Pour son premier roman, Rendez-vous à Tourville, chez VLB éditeur, Pierre Rancourt s’est inspiré de son village natal et de sa famille, sans toutefois que ce soit une autobiographie. C’est ce qu’il indique en note de début du livre. Aussi, dans ses remerciements, on apprend qu’il lui a fallu plusieurs dizaines de réécritures pour en arriver à ce petit bijou de roman, rempli de la naïveté d’un enfant, ainsi que de moments tendres et touchants.
Résumé : Tourville, années 1950. Les locomotives ne sont pas encore passées au diesel et le CN est le principal employeur de ce village de la région des Appalaches, dépôt de charbon et de bois d’oeuvre. Depuis toujours, l’Église règne sans partage sur les âmes comme sur la politique : rien ne doit mourir et rien ne doit changer… Mais voilà que la télévision entre dans les foyers et, avec elle, une constellation de nouvelles vedettes dont la plus lumineuse, aux yeux du jeune Daniel Boisvert, est sans conteste Janette Bertrand. Le petit garçon ira jusqu’à confier à son idole la tragédie qui a bouleversé sa famille.
J’adore découvrir de nouveaux auteurs. Ma rencontre avec la plume de Pierre Rancourt fut mon premier coup de cœur de 2020. Tout me plait dans ce roman, particulièrement la fine plume aiguisée de l’auteur. J’aime bien marquer les pages dont le texte m’interpelle pour y revenir les relire plus tard. Avec ce roman, j’ai facilement marqué une cinquantaine de pages. Voici quelques exemples de ces petits bouts de narration qui me plaisent beaucoup et ces jeux de mots dont je me délecte.

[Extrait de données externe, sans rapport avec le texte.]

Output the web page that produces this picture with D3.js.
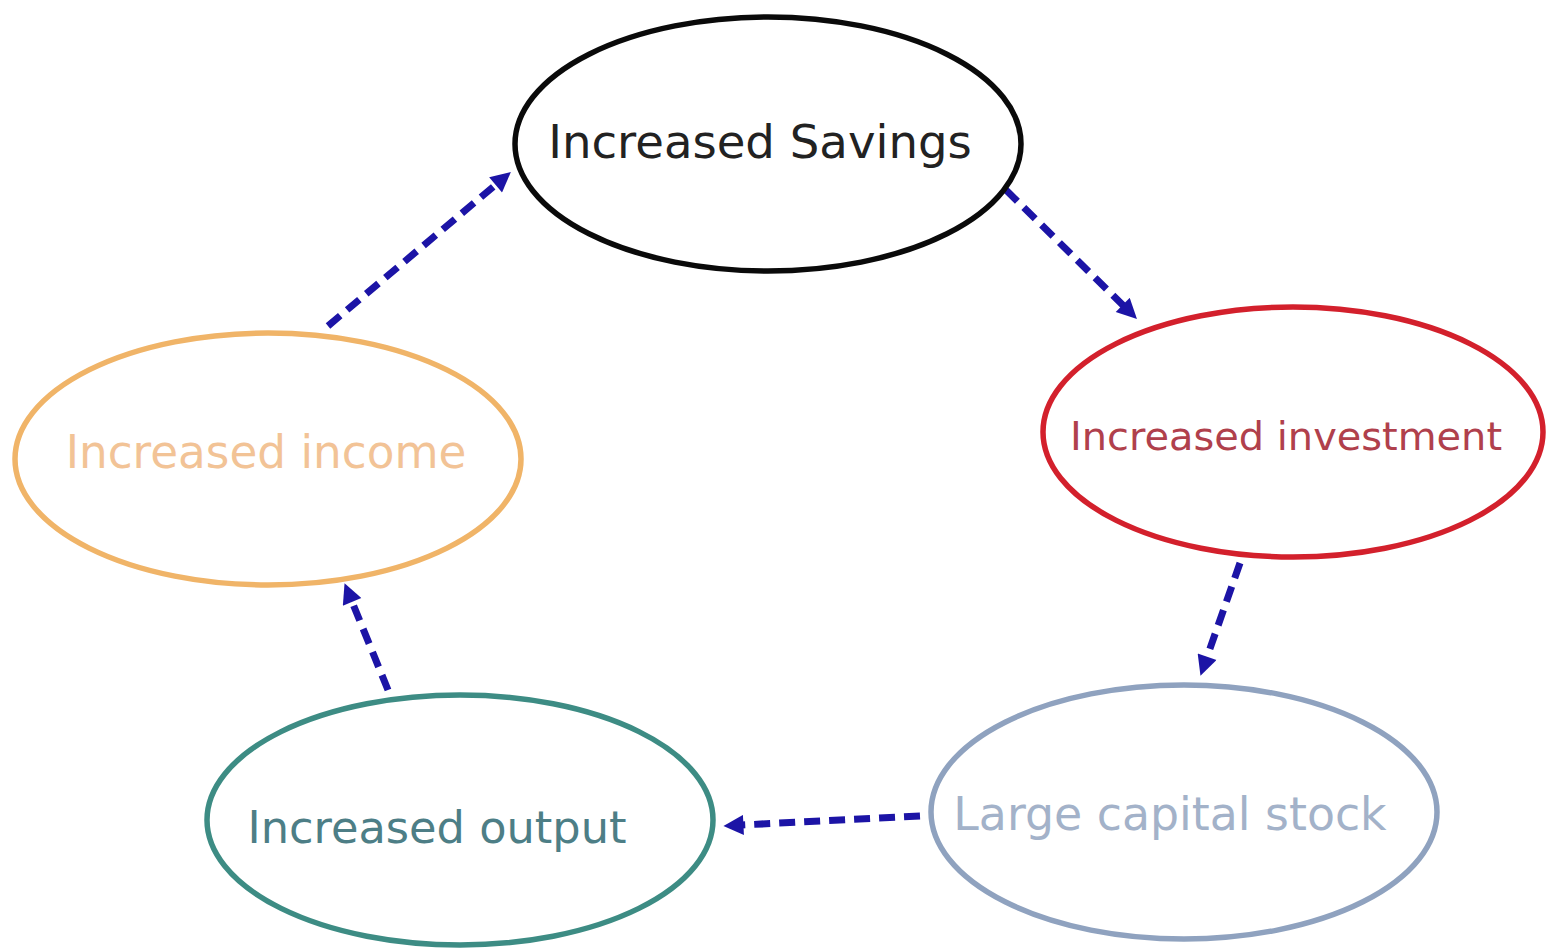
<html>
<style>
  body { margin: 0; background: #fff; }
  svg { display: block; }
  .node ellipse { fill: none; stroke-width: 5.5px; }
  .node text { font-family: "DejaVu Sans", sans-serif; text-anchor: middle; }
  .link { fill: none; stroke: #1c14a6; stroke-width: 7px; stroke-dasharray: 16,9; }
</style>
<script src="https://d3js.org/d3.v7.min.js"></script>
<body>
<div id="container"></div>
<script>

// the cycle, in order
const labels = ["Increased Savings", "Increased investment", "Large capital stock", "Increased output", "Increased income"];
const strokeColors = ["#0a0a0a", "#d3202c", "#8fa2bf", "#3d8c84", "#f0b468"];
const textColors = ["#222222", "#b0404c", "#a3b2c9", "#4d7e86", "#f2c396"];
// arrows: from -> to (index into labels)
const links = [[0, 1], [1, 2], [2, 3], [3, 4], [4, 0]];

// layout (pixels)
const centers = [[768, 144], [1293, 432], [1184, 812], [460, 820], [268, 459]];
const radii = [[253, 127], [250, 125], [253, 127], [253, 125], [253, 126]];
const textWidths = [424, 432, 433, 379, 401];
const baselines = [158, 450, 830, 843, 468];
const textX = [760, 1286, 1170, 437, 266];
// arrow start / tip points, roughly where they sit between the ellipses
const arrowEnds = [
  [[1006, 190], [1138, 320]],
  [[1240, 563], [1200, 677]],
  [[920, 816], [722, 826]],
  [[388, 690], [344, 582]],
  [[328, 326], [512, 171]]
];

const W = 1546, H = 950;
const headLen = 22, back = 16;
const svg = d3.select("#container").append("svg").attr("width", W).attr("height", H);

svg.append("defs").append("marker")
  .attr("id", "head")
  .attr("viewBox", "0 0 10 10")
  .attr("refX", 10 * (headLen - back) / headLen).attr("refY", 5)
  .attr("markerUnits", "userSpaceOnUse")
  .attr("markerWidth", headLen).attr("markerHeight", 20)
  .attr("orient", "auto")
  .append("path").attr("d", "M0,0 L10,5 L0,10 z").attr("fill", "#1c14a6");

const color = d3.scaleOrdinal().domain(labels).range(strokeColors);
const tcolor = d3.scaleOrdinal().domain(labels).range(textColors);

const line = d3.line();

svg.selectAll(".link")
  .data(links)
  .join("path")
  .attr("class", "link")
  .attr("d", (d, i) => {
    const [a, b] = arrowEnds[i];
    // stop the dashes short so the head's tip lands on the end point
    const dx = b[0] - a[0], dy = b[1] - a[1], L = Math.hypot(dx, dy);
    const e = [b[0] - dx / L * back, b[1] - dy / L * back];
    return line([a, e]);
  })
  .attr("marker-end", "url(#head)");

const node = svg.selectAll(".node")
  .data(labels)
  .join("g")
  .attr("class", "node");

node.append("ellipse")
  .attr("cx", (d, i) => centers[i][0])
  .attr("cy", (d, i) => centers[i][1])
  .attr("rx", (d, i) => radii[i][0])
  .attr("ry", (d, i) => radii[i][1])
  .attr("stroke", d => color(d));

node.append("text")
  .attr("x", (d, i) => textX[i])
  .attr("y", (d, i) => baselines[i])
  .attr("fill", d => tcolor(d))
  .style("font-size", "40px")
  .text(d => d)
  .each(function (d, i) {
    // fit font size to the width in the picture
    const w = this.getComputedTextLength();
    d3.select(this).style("font-size", (40 * textWidths[i] / w).toFixed(1) + "px");
  });

</script>
</body>
</html>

« Déjà que Tourville ne s’appelait pas Saint-Tourville. Cela donnait le ton alors que la multitude de ses voisines s’étaient vouées à tous les saints du ciel pour se faire un nom. Saint-Damase, Saint-Aubert, Sainte-Perpétue, Saint-Pamphile, Sainte-Félicité, Saint-Adalbert nous priaient dessus de tous côtés… Tourville était le grain qui s’était échappé du chapelet. »
«Un général anglais s’était battu avec un général français sur les plaines d’Abraham à Québec. Selon ce que je pouvais me rappeler, cela avait tellement bardé que le général anglais, parce qu’il avait gagné, avait voulu tous nous arracher la langue. J’en connais maintenant assez sur l’anglais pour savoir qu’il s’agissait d’une langue qui n’avait rien de maternel. »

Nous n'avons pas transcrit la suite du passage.